I have an existing iOS application that I need to be able to build and release multiple versions of for different clients.
This application interfaces with hardware that is available from a handful of different companies, the hardware is identical but each company sells the hardware under a different name
This is a free app, the goal is not to spam the appstore with multiple versions of the same app, the goal is to allow companies that sell rebranded hardware to have a mobile app that uses the brand name that they use for the hardware.
What I need to be able to do:
Build multiple versions of the same application that can be submitted to the Appstore, each version would be submitted under a different companies apple account. I would assume that means multiple projects so that each project can use a company specific provisioning profile
Each version has some different images (Icon, startup image, maybe a few others)
Each version has some different strings (Company name, Product Name, maybe a few others)
With Android I just create a library project and I can override strings and images with a trivial amount of effort.
With iOS I haven't found an obvious answer.

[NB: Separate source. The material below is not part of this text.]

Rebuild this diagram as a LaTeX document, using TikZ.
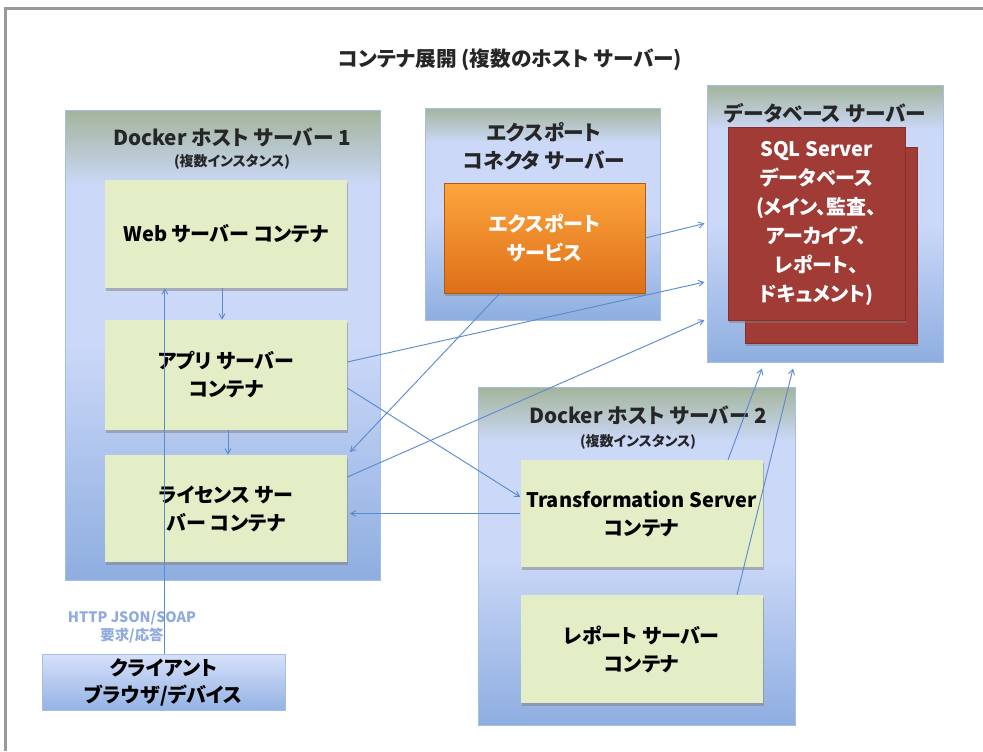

I looked into adding a new target to my existing project but I don't think that will work:
- I can't figure out how to replace images beyond the icon and starting screen
- I can't figure out how to replace strings
- Would I be able to use different provisioning profiles for the different apps that compile with the same project? I know the target settings allow different provisioning profiles, but doesn't the project settings have its own set of provisioning profiles?
Can I package the current application into a library that other projects can use and replace images/strings? So each version would have its own xCode project but use the same code.
Maybe I need to work more with the idea of multiple targets...
I am using xCode 4.2, but I am prepared to move to a newer version if necessary
Create multiple targets that use different Info.plist files. The biggest difference will be different bundle identifiers. You can also define different preprocessor macros that will control the conditional compilation of various chunks of code.
Alternatively/additionally, you can put your build configuration settings (including the changing location of the Info.plist file) into *.xcconfig files and reference those in your project, info, configurations area. Then, you can build a different version of your app by simply by changing your scheme. Putting build configration settings into files is a huge win for configuration control too.
Here's a link to setting up *.xcconfig files: http://itcoding.blogspot.com/2011/03/using-xcconfig-abandoning-build-panel.html. I've seen other articles like this as well -- but this one will get you started.
Good luck.
I did this differently at my last company, where we generated around 8 apps from one primary source repository.
We created one project that required one external class, call it Config. That class vended the unique info that makes each app unique.
Then to spin one app you create your App project, include the common "library", provide the Config.m file (Config.h is common), add the unique images etc.
This was very helpful for me. It is essentially the multi-target approach but you customize it for a company and you upload to their account.
https://developer.apple.com/videos/play/wwdc2019/304/ See from the 17 minute mark.
To summarize, you partner with the company you are developing for, from their Apple Connect account, they assign you as the developer and marketing role for the specific apps you are developing for them. You upload your builds to their account. They get ultimate decision of when they will release it and who will test it with TestFlight.